YL mengaku ngobrol dengan IWAS selama satu jam. Meski dia sudah lelah tapi dia berusaha tidak memotong pembicaraan IWAS. Pasalnya, IWAS mengawali obrolannya dengan keputusasaan, ingin mati dan merasa tak berharga karena cacat.

YL hanya bisa menyemangati dengan memberi semangat. YL mengaku selama perbincangan itu dia sulit fokus pada hal lain, selain melihat IWAS.

"Saya ketika itu merasa hanya fokus pada dia, tapi kadang hilang dan saat itulah saya minta menghentikan obrolan, capek juga, dan saya ijin untuk kembali ke kamar karena mau istirahat," kata YL.

YL kira semuanya berakhir dan pembicaraan mereka juga selesai, saat masuk kamar, Namun tiba-tiba terdengar suara orang mengetuk pintu, dan saat YL membuka pintu kembali IWAS yang muncul dan memaksa masuk ke kamar.

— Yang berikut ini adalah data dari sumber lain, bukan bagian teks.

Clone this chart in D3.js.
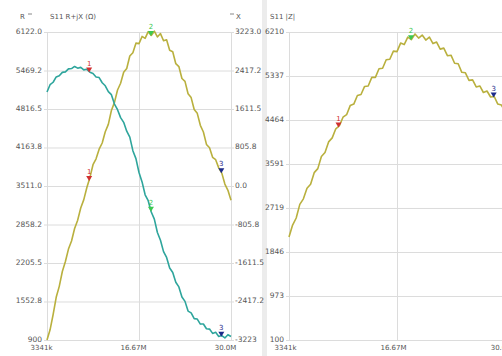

Saat itu, IWAS memaksanya melakukan tindakan asusila, dan menunjukkan bagian sensitifnya.

Saat itulah YL emosi, dan menutup pintu kamarnya. Namun IWAS mendorong pintu dan memintanya melakukan tindakan asusila, dan menjanjikan satu kotak emas milik keluarganya.

"Dia bahkan memaksa saya menelpon ibunya, dan mengatakan akan memberikan emas pada saya jika mengikuti kemauannya, saya dengar suara perempuan dan mendukung tindakan dia," ungkap YL.

Atas peristiwa itu, YL mengharapkan polisi memeriksa Ibunda IWAS, karena patut diduga ada banyak peristiwa yang melibatkan keduanya.

YL pun memberanikan diri untuk mengungkapkan apa yang dialaminya, karena banyak korban IWAS yang sudah lebih dahulu melapor, padahal mereka mengalami hal yang lebih parah darinya.

"Saya kan bisa melawan dari tipu daya dia, yang lain banyak yang tak berdaya dan merasa dimanipulasi dia ini," kata YL.

Komite Disabilitas Daerah, Joko Jumadi mengatakan, apa yang disampaikan YL adalah gambaran bagaimana IWAS melakukan tindakannya selama ini.

Sebab, hampir semua modusnya pada korban serupa. "Inilah yang kami terima laporan laporan dari para korban yang diperdaya dia."

"Satu sisi kami harus memantau dan memastikan apakah dia sebagai penyandang disabilitas sudah mendapatkan hak haknya," kata Joko.

YL mengaku, meski bisa melawan, dia sempat mengalami trauma karena kerap takut jika harus bertemu lagi dengan IWAS.